Former Duke physicist John Madey has sued Duke, accusing the university of violating patents on equipment still in use at the lab he left. Duke maintains that nonprofit research institutions are exempt from some patent rules. The university asked the Supreme Court to decide the case after a federal appeals court ruled against Duke last fall.
The Supreme Court denied Duke's petition, the school said.
Madey and fellow researchers at the University of Hawaii have landed a $50 million grant to conduct defense-related research using free-electron lasers. They want to use equipment Madey left in Durham to get the job done.
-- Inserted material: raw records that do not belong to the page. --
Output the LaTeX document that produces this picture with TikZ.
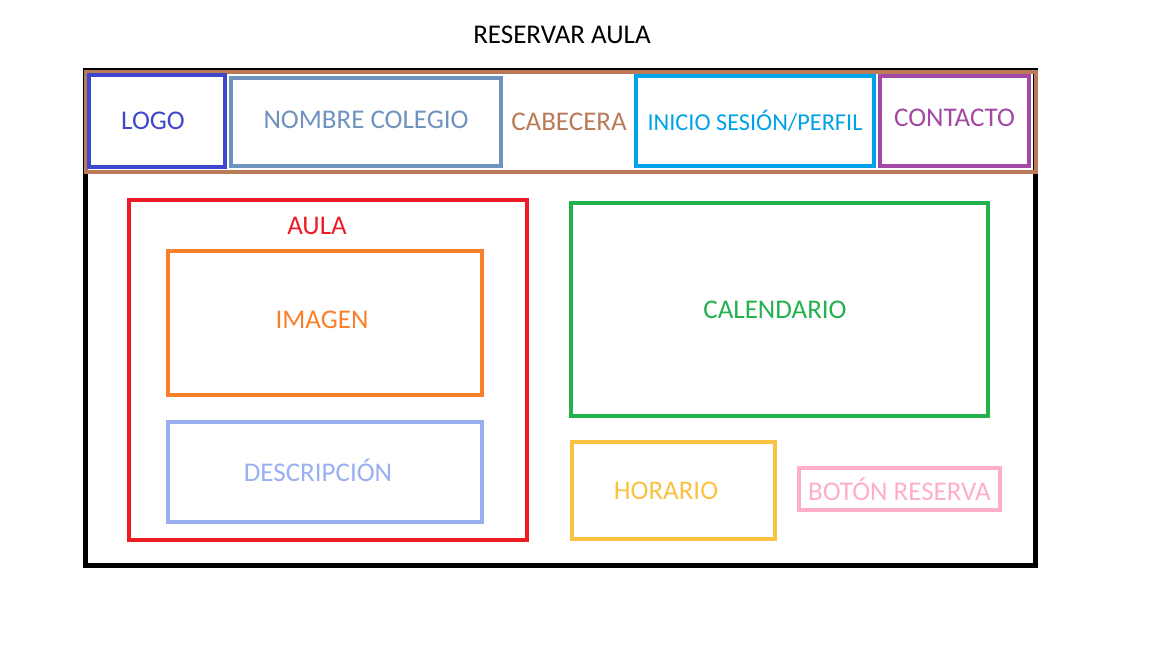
\documentclass[tikz,border=0pt]{standalone}
\usepackage{fontspec}
\setmainfont{Carlito}
\definecolor{logoblue}{HTML}{3F48CC}
\definecolor{schoolblue}{HTML}{7092BE}
\definecolor{headbrown}{HTML}{B97A57}
\definecolor{logincyan}{HTML}{00A2E8}
\definecolor{contactpurple}{HTML}{A349A4}
\definecolor{roomred}{HTML}{ED1C24}
\definecolor{imageorange}{HTML}{FA7F2A}
\definecolor{descblue}{HTML}{9AAEF2}
\definecolor{calgreen}{HTML}{22B14C}
\definecolor{hourgold}{HTML}{FAC240}
\definecolor{bookpink}{HTML}{FFAEC9}
\begin{document}
\begin{tikzpicture}[
        x=1pt, y=-1pt,
        every node/.style={font=\fontsize{27}{32}\selectfont},
        frame/.style={rectangle, draw=#1, text=#1, line width=4.5pt, inner sep=0pt},
        tag/.style={text=#1, inner sep=0pt}
    ]

\useasboundingbox (0,0) rectangle (1152,648);

\node[inner sep=0pt] (title) at (562,35) {RESERVAR AULA};

% page and header
\draw[line width=5pt] (85.5,70) rectangle (1035.5,565.5);
\node[frame=headbrown, minimum width=950pt, minimum height=100pt] (head) at (561,122) {};
\node[tag=headbrown] (headtxt) at (569,122) {CABECERA};

\node[frame=logoblue, minimum width=136pt, minimum height=92pt] (logo) at (157,121) {};
\node[tag=logoblue] at ([xshift=-4pt]logo.center) {LOGO};
\node[frame=schoolblue, minimum width=270pt, minimum height=88pt] (school) at (366,122) {};
\node[tag=schoolblue] at ([yshift=2pt]school.center) {NOMBRE COLEGIO};
\node[frame=logincyan, minimum width=238pt, minimum height=90pt, font=\fontsize{24.3}{29}\selectfont] (login) at (755,121) {INICIO SESIÓN/PERFIL};
\node[frame=contactpurple, minimum width=149pt, minimum height=90pt] (contact) at (954.5,121) {};
\node[tag=contactpurple] at ([yshift=3pt]contact.center) {CONTACTO};

% room column
\node[frame=roomred, minimum width=398pt, minimum height=340pt] (room) at (328,370) {};
\node[tag=roomred] (roomtxt) at (317,226) {AULA};
\node[frame=imageorange, minimum width=314pt, minimum height=144pt] (image) at (325,323) {};
\node[tag=imageorange] at ([shift={(-3,-3)}]image.center) {IMAGEN};
\node[frame=descblue, minimum width=314pt, minimum height=100pt] (desc) at (325,472) {};
\node[tag=descblue] at ([shift={(-7,-2)}]desc.center) {DESCRIPCIÓN};

% booking column
\node[frame=calgreen, minimum width=417pt, minimum height=213pt] (calendar) at (779.5,309.5) {};
\node[tag=calgreen] at ([xshift=-4.5pt]calendar.center) {CALENDARIO};
\node[frame=hourgold, minimum width=203pt, minimum height=97pt] (hours) at (673.5,490.5) {};
\node[tag=hourgold] at ([xshift=-7.5pt]hours.center) {HORARIO};
\node[frame=bookpink, minimum width=201pt, minimum height=42pt] (book) at (899.5,489) {BOTÓN RESERVA};

\end{tikzpicture}
\end{document}
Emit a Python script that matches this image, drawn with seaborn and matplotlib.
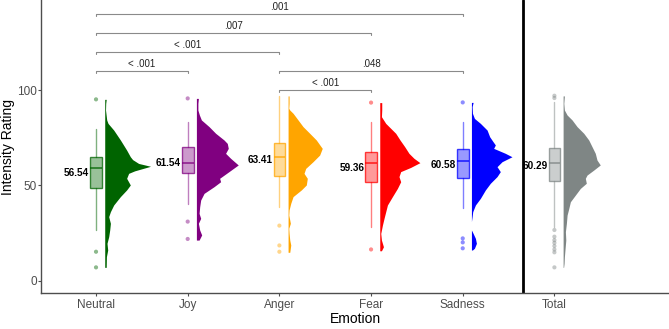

Duke insists it owns the devices, which Madey says are worth about $6 million. He said the lasers are essential in experiments developing eye or brain surgery techniques and detectors of nuclear and chemical weapons.
Madey invented the free-electron laser in the 1970s while a graduate student at California Institute of Technology and later at Stanford University. The devices use moving electrons to produce beams of intense infrared light that can be tuned precisely for many tasks.
Duke lured Madey from Stanford in the 1980s with promises to build him a laser lab. He ran the Duke Free Electron Laser Laboratory from 1989 to 1997, when Duke administrators removed him as director.
In the 1980s the free-electron laser technology was seen as a prime player in the "Star Wars" missile defense shield. The Nuclear Treaty Program Office now thinks its precision could develop better detectors for underground nuclear tests and the use of chemical weapons.